Ripstop text
Durable fabric resists tearing, which duh, but really durable fabric is engineered to resist tearing. In high-pressure environments like sailing or mountaineering, fabrics have been engineered to keep rips from turning into something that will ruin a mission or endanger lives. Threads of alternating heft are woven in, sometimes at an angle, and this is called ripstop fabric, because when a rip hits one of these bits on the fabric, it… stops.
Perhaps the most famous ripstop fabric right now is called X-Pac, so named because its diamond weave evokes a grid of the same letter. You see X-Pac in backpacks, wallets, laptop sleeves, slings. You see ripoff X-Pac that is not quite at the right angle. There are different grades of X-Pac that offer different tradeoffs between weight, durability, and flexibility. There are very over-the-top forms of X-Pac, and very not.
X-Pac as manifested ruggedization trend. X-Pac as unconscious mission. X-Pac as luxury. I spoke recently of X-Pac on a wallet that had premium Italian leather and unconventional form. The X-Pac is not at all necessary. The wallet’s corners will wear where they want to wear. Nothing will spread, because nothing will tear. The X-Pac, here, is ornamentation, and everyone knows it.
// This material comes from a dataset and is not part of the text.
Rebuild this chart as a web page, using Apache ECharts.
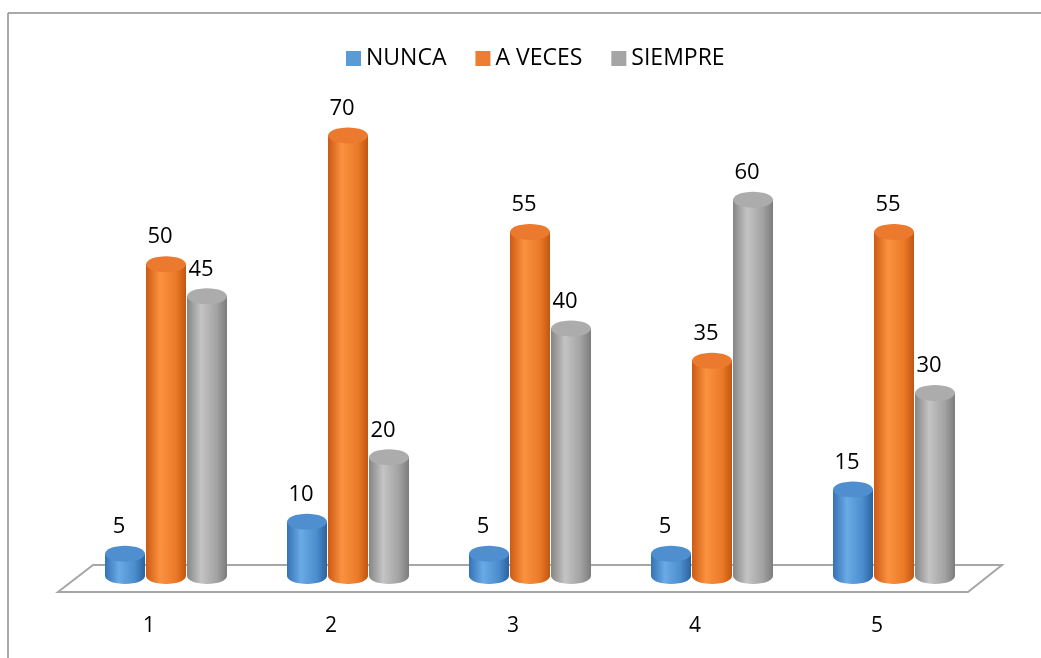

Other brands have picked up on this. For example: a messenger tote, half of a stack, with X-Pac that is actually useful & functional. Combining X-Pac with premium fancy leather is a vibe. On the one hand, good leather is meant to be durable. On the other, nobody who buys this bag is going to wear it hard. Durability of this sort is usually wasted on those who live softly, who glide through space, who want the idea of a life adventure without the challenge of it.